***** COLLECTED DATA

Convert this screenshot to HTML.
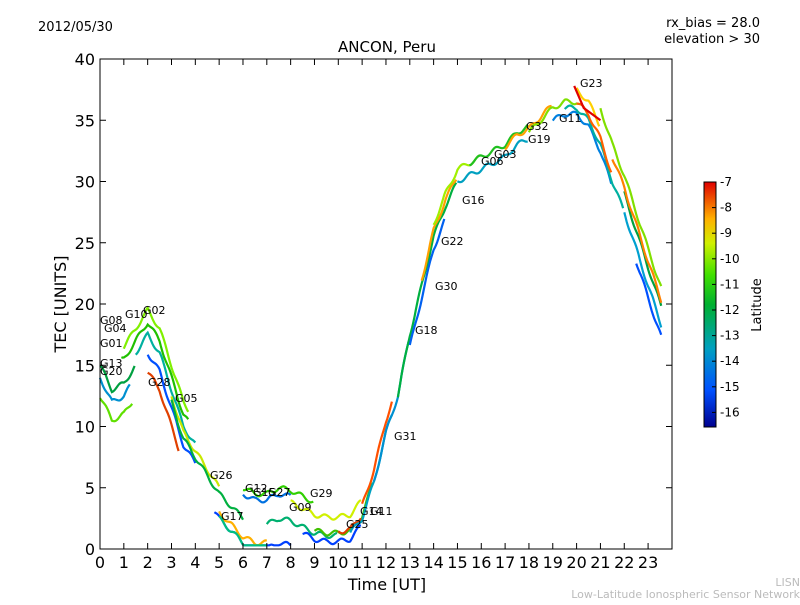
<!DOCTYPE html>
<html><head><meta charset="utf-8"><style>
body{margin:0;background:#fff;width:800px;height:600px;overflow:hidden}
svg text{font-family:"DejaVu Sans","Liberation Sans",sans-serif}
</style></head><body>
<svg id="s" width="800" height="600" xmlns="http://www.w3.org/2000/svg">
<defs><linearGradient id="cb" x1="0" y1="1" x2="0" y2="0">
<stop offset="0" stop-color="#00008f"/><stop offset="0.15" stop-color="#0050ff"/><stop offset="0.32" stop-color="#00a0c0"/><stop offset="0.5" stop-color="#00b030"/><stop offset="0.62" stop-color="#40e000"/><stop offset="0.75" stop-color="#d0f000"/><stop offset="0.85" stop-color="#ffb000"/><stop offset="1" stop-color="#e00000"/></linearGradient></defs>
<rect x="0" y="0" width="800" height="600" fill="#fff"/>
<g id="data"></g>
<rect x="100" y="59" width="572" height="490" fill="none" stroke="#000" stroke-width="1"/>
<g id="ticks" stroke="#000"></g>
<g id="lbl" font-size="16"></g>
<text x="387" y="52" font-size="15" text-anchor="middle">ANCON, Peru</text>
<text x="38" y="31" font-size="13">2012/05/30</text>
<text x="760" y="27" font-size="13" text-anchor="end">rx_bias = 28.0</text>
<text x="760" y="43" font-size="13" text-anchor="end">elevation &gt; 30</text>
<text x="387" y="590" font-size="16" text-anchor="middle">Time [UT]</text>
<text x="66" y="304" font-size="16" text-anchor="middle" transform="rotate(-90 66 304)">TEC [UNITS]</text>
<rect x="704" y="182" width="12" height="245" fill="url(#cb)" stroke="#000" stroke-width="1"/>
<g id="cbt" font-size="12"></g>
<text x="761" y="305" font-size="13" text-anchor="middle" transform="rotate(-90 761 305)">Latitude</text>
<text x="800" y="586" font-size="11" fill="#bbb" text-anchor="end">LISN</text>
<text x="800" y="598" font-size="11" fill="#bbb" text-anchor="end">Low-Latitude Ionospheric Sensor Network</text>
<g id="sat" font-size="11"></g>
</svg>
<script>
const NS="http://www.w3.org/2000/svg";
function el(p,t,a,txt){const e=document.createElementNS(NS,t);for(const k in a)e.setAttribute(k,a[k]);if(txt!==undefined)e.textContent=txt;document.getElementById(p).appendChild(e);return e;}
const X=h=>100+h*23.83, Y=v=>549-v*12.25;
for(let h=0;h<=23;h++){el("ticks","line",{x1:X(h),y1:549,x2:X(h),y2:543});el("ticks","line",{x1:X(h),y1:59,x2:X(h),y2:65});el("lbl","text",{x:X(h),y:568,"text-anchor":"middle"},h);}
for(let v=0;v<=40;v+=5){el("ticks","line",{x1:100,y1:Y(v),x2:106,y2:Y(v)});el("ticks","line",{x1:672,y1:Y(v),x2:666,y2:Y(v)});el("lbl","text",{x:95,y:Y(v)+6,"text-anchor":"end"},v);}
for(let i=0;i<10;i++){const y=182+i*25.6;el("cbt","line",{x1:716,y1:y,x2:712,y2:y,stroke:"#000"});el("cbt","text",{x:720,y:y+4},-7-i);}
const T=[[0,15],[0.5,13],[1,13.5],[1.5,15],[2,16.5],[2.5,15],[3,12],[3.5,9],[4,7.5],[4.5,6],[5,4.5],[5.5,3.5],[6,2.5],[6.5,2],[7,2],[7.5,2.5],[8,2.3],[8.5,1.8],[9,1.3],[9.5,1.1],[10,1.1],[10.5,1.3],[11,2.5],[11.5,5.5],[12,9.5],[12.5,12.5],[13,17.5],[13.5,21.5],[14,25.5],[14.5,28],[15,30],[15.5,30.5],[16,31],[16.5,31.5],[17,32],[17.5,33],[18,33.5],[18.5,34.5],[19,35.5],[19.5,36],[20,36],[20.5,35],[21,33],[21.5,30],[22,27.5],[22.5,24.5],[23,21.5],[23.6,18],[24,16]];
function f(h){for(let i=0;i<T.length-1;i++){if(h<=T[i+1][0]){const t=(h-T[i][0])/(T[i+1][0]-T[i][0]);return T[i][1]+t*(T[i+1][1]-T[i][1]);}}return 15;}
function seg(a,b,off,c){let d="";for(let h=a;h<=b;h+=0.05){const v=f(h)+off+0.2*Math.sin(h*9+off*3);d+=(d?"L":"M")+X(h).toFixed(1)+","+Y(Math.max(0.3,v)).toFixed(1);}el("data","path",{d:d,fill:"none",stroke:c,"stroke-width":2.2});}
const S=[[0,1.3,-1,"#0090d0"],[0,1.5,0,"#00a040"],[0,1.4,-2.5,"#60e000"],[0.9,3.7,2,"#20c000"],[1,3.7,3,"#80f000"],[1.5,4,1,"#00b0a0"],[2,4,-0.5,"#0050ff"],[2,3.3,-2,"#e04000"],[3,5,0.5,"#c8e800"],[3,6,0,"#00b040"],[4.8,8,-2,"#0040ff"],[5,7,-1.5,"#ffb000"],[5,7,-2,"#00c080"],[6,8,2,"#0070e0"],[6,9,2.5,"#30d000"],[7,10,0,"#00b070"],[8,11,1.5,"#d0f000"],[8.5,11,-0.5,"#0040ff"],[9,11.5,0.2,"#40c000"],[10,11,0.3,"#e04000"],[10.5,12.3,0,"#00a0c0"],[11,12.3,1,"#ff5000"],[11.5,13,0,"#0090d0"],[12.5,15,0,"#00b040"],[13,14.5,-1,"#0060f0"],[13.5,15,0.5,"#ffa000"],[14,16,1,"#a0f000"],[15,18,0,"#00a0c0"],[15.5,18,1,"#20c020"],[17,19,0.8,"#ffa000"],[18,20.5,0.5,"#80e000"],[19,21.5,-0.5,"#0080e0"],[19.5,22,0,"#00b0a0"],[20,21,1.5,"#ffd000"],[20,21.5,0.5,"#ff6000"],[21,23.6,3,"#80e000"],[22,23.6,1.5,"#00a040"],[22,23.6,0,"#00a0d0"],[21.5,23.6,2,"#ff8000"],[22.5,23.6,-1,"#0050ff"]];
S.forEach(s=>seg(s[0],s[1],s[2],s[3]));
el("data","path",{d:`M${X(19.9)},${Y(37.8)}L${X(20.3)},${Y(36)}L${X(21)},${Y(35)}`,fill:"none",stroke:"#e00000","stroke-width":2.2});
const L=[["G08",100,324],["G04",104,332],["G10",125,318],["G02",143,314],["G01",100,347],["G13",100,367],["G20",100,375],["G28",148,386],["G05",175,402],["G26",210,479],["G12",245,492],["G15",253,496],["G27",268,496],["G09",289,511],["G29",310,497],["G17",221,520],["G14",360,515],["G11",370,515],["G25",346,528],["G31",394,440],["G18",415,334],["G30",435,290],["G22",441,245],["G16",462,204],["G06",481,165],["G03",494,158],["G32",526,130],["G19",528,143],["G11",559,122],["G23",580,87]];
L.forEach(l=>el("sat","text",{x:l[1],y:l[2]},l[0]));
</script>
</body></html>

**********

■ PROBLEM TO SOLVE
Copy every line of the data exactly as written, excluding the pictures.

■ SOLUTION TO THIS TASK
Convert this screenshot to HTML.
<!DOCTYPE html>
<html><head><meta charset="utf-8"><style>
body{margin:0;background:#fff;width:800px;height:600px;overflow:hidden}
svg text{font-family:"DejaVu Sans","Liberation Sans",sans-serif}
</style></head><body>
<svg id="s" width="800" height="600" xmlns="http://www.w3.org/2000/svg">
<defs><linearGradient id="cb" x1="0" y1="1" x2="0" y2="0">
<stop offset="0" stop-color="#00008f"/><stop offset="0.15" stop-color="#0050ff"/><stop offset="0.32" stop-color="#00a0c0"/><stop offset="0.5" stop-color="#00b030"/><stop offset="0.62" stop-color="#40e000"/><stop offset="0.75" stop-color="#d0f000"/><stop offset="0.85" stop-color="#ffb000"/><stop offset="1" stop-color="#e00000"/></linearGradient></defs>
<rect x="0" y="0" width="800" height="600" fill="#fff"/>
<g id="data"></g>
<rect x="100" y="59" width="572" height="490" fill="none" stroke="#000" stroke-width="1"/>
<g id="ticks" stroke="#000"></g>
<g id="lbl" font-size="16"></g>
<text x="387" y="52" font-size="15" text-anchor="middle">ANCON, Peru</text>
<text x="38" y="31" font-size="13">2012/05/30</text>
<text x="760" y="27" font-size="13" text-anchor="end">rx_bias = 28.0</text>
<text x="760" y="43" font-size="13" text-anchor="end">elevation &gt; 30</text>
<text x="387" y="590" font-size="16" text-anchor="middle">Time [UT]</text>
<text x="66" y="304" font-size="16" text-anchor="middle" transform="rotate(-90 66 304)">TEC [UNITS]</text>
<rect x="704" y="182" width="12" height="245" fill="url(#cb)" stroke="#000" stroke-width="1"/>
<g id="cbt" font-size="12"></g>
<text x="761" y="305" font-size="13" text-anchor="middle" transform="rotate(-90 761 305)">Latitude</text>
<text x="800" y="586" font-size="11" fill="#bbb" text-anchor="end">LISN</text>
<text x="800" y="598" font-size="11" fill="#bbb" text-anchor="end">Low-Latitude Ionospheric Sensor Network</text>
<g id="sat" font-size="11"></g>
</svg>
<script>
const NS="http://www.w3.org/2000/svg";
function el(p,t,a,txt){const e=document.createElementNS(NS,t);for(const k in a)e.setAttribute(k,a[k]);if(txt!==undefined)e.textContent=txt;document.getElementById(p).appendChild(e);return e;}
const X=h=>100+h*23.83, Y=v=>549-v*12.25;
for(let h=0;h<=23;h++){el("ticks","line",{x1:X(h),y1:549,x2:X(h),y2:543});el("ticks","line",{x1:X(h),y1:59,x2:X(h),y2:65});el("lbl","text",{x:X(h),y:568,"text-anchor":"middle"},h);}
for(let v=0;v<=40;v+=5){el("ticks","line",{x1:100,y1:Y(v),x2:106,y2:Y(v)});el("ticks","line",{x1:672,y1:Y(v),x2:666,y2:Y(v)});el("lbl","text",{x:95,y:Y(v)+6,"text-anchor":"end"},v);}
for(let i=0;i<10;i++){const y=182+i*25.6;el("cbt","line",{x1:716,y1:y,x2:712,y2:y,stroke:"#000"});el("cbt","text",{x:720,y:y+4},-7-i);}
const T=[[0,15],[0.5,13],[1,13.5],[1.5,15],[2,16.5],[2.5,15],[3,12],[3.5,9],[4,7.5],[4.5,6],[5,4.5],[5.5,3.5],[6,2.5],[6.5,2],[7,2],[7.5,2.5],[8,2.3],[8.5,1.8],[9,1.3],[9.5,1.1],[10,1.1],[10.5,1.3],[11,2.5],[11.5,5.5],[12,9.5],[12.5,12.5],[13,17.5],[13.5,21.5],[14,25.5],[14.5,28],[15,30],[15.5,30.5],[16,31],[16.5,31.5],[17,32],[17.5,33],[18,33.5],[18.5,34.5],[19,35.5],[19.5,36],[20,36],[20.5,35],[21,33],[21.5,30],[22,27.5],[22.5,24.5],[23,21.5],[23.6,18],[24,16]];
function f(h){for(let i=0;i<T.length-1;i++){if(h<=T[i+1][0]){const t=(h-T[i][0])/(T[i+1][0]-T[i][0]);return T[i][1]+t*(T[i+1][1]-T[i][1]);}}return 15;}
function seg(a,b,off,c){let d="";for(let h=a;h<=b;h+=0.05){const v=f(h)+off+0.2*Math.sin(h*9+off*3);d+=(d?"L":"M")+X(h).toFixed(1)+","+Y(Math.max(0.3,v)).toFixed(1);}el("data","path",{d:d,fill:"none",stroke:c,"stroke-width":2.2});}
const S=[[0,1.3,-1,"#0090d0"],[0,1.5,0,"#00a040"],[0,1.4,-2.5,"#60e000"],[0.9,3.7,2,"#20c000"],[1,3.7,3,"#80f000"],[1.5,4,1,"#00b0a0"],[2,4,-0.5,"#0050ff"],[2,3.3,-2,"#e04000"],[3,5,0.5,"#c8e800"],[3,6,0,"#00b040"],[4.8,8,-2,"#0040ff"],[5,7,-1.5,"#ffb000"],[5,7,-2,"#00c080"],[6,8,2,"#0070e0"],[6,9,2.5,"#30d000"],[7,10,0,"#00b070"],[8,11,1.5,"#d0f000"],[8.5,11,-0.5,"#0040ff"],[9,11.5,0.2,"#40c000"],[10,11,0.3,"#e04000"],[10.5,12.3,0,"#00a0c0"],[11,12.3,1,"#ff5000"],[11.5,13,0,"#0090d0"],[12.5,15,0,"#00b040"],[13,14.5,-1,"#0060f0"],[13.5,15,0.5,"#ffa000"],[14,16,1,"#a0f000"],[15,18,0,"#00a0c0"],[15.5,18,1,"#20c020"],[17,19,0.8,"#ffa000"],[18,20.5,0.5,"#80e000"],[19,21.5,-0.5,"#0080e0"],[19.5,22,0,"#00b0a0"],[20,21,1.5,"#ffd000"],[20,21.5,0.5,"#ff6000"],[21,23.6,3,"#80e000"],[22,23.6,1.5,"#00a040"],[22,23.6,0,"#00a0d0"],[21.5,23.6,2,"#ff8000"],[22.5,23.6,-1,"#0050ff"]];
S.forEach(s=>seg(s[0],s[1],s[2],s[3]));
el("data","path",{d:`M${X(19.9)},${Y(37.8)}L${X(20.3)},${Y(36)}L${X(21)},${Y(35)}`,fill:"none",stroke:"#e00000","stroke-width":2.2});
const L=[["G08",100,324],["G04",104,332],["G10",125,318],["G02",143,314],["G01",100,347],["G13",100,367],["G20",100,375],["G28",148,386],["G05",175,402],["G26",210,479],["G12",245,492],["G15",253,496],["G27",268,496],["G09",289,511],["G29",310,497],["G17",221,520],["G14",360,515],["G11",370,515],["G25",346,528],["G31",394,440],["G18",415,334],["G30",435,290],["G22",441,245],["G16",462,204],["G06",481,165],["G03",494,158],["G32",526,130],["G19",528,143],["G11",559,122],["G23",580,87]];
L.forEach(l=>el("sat","text",{x:l[1],y:l[2]},l[0]));
</script>
</body></html>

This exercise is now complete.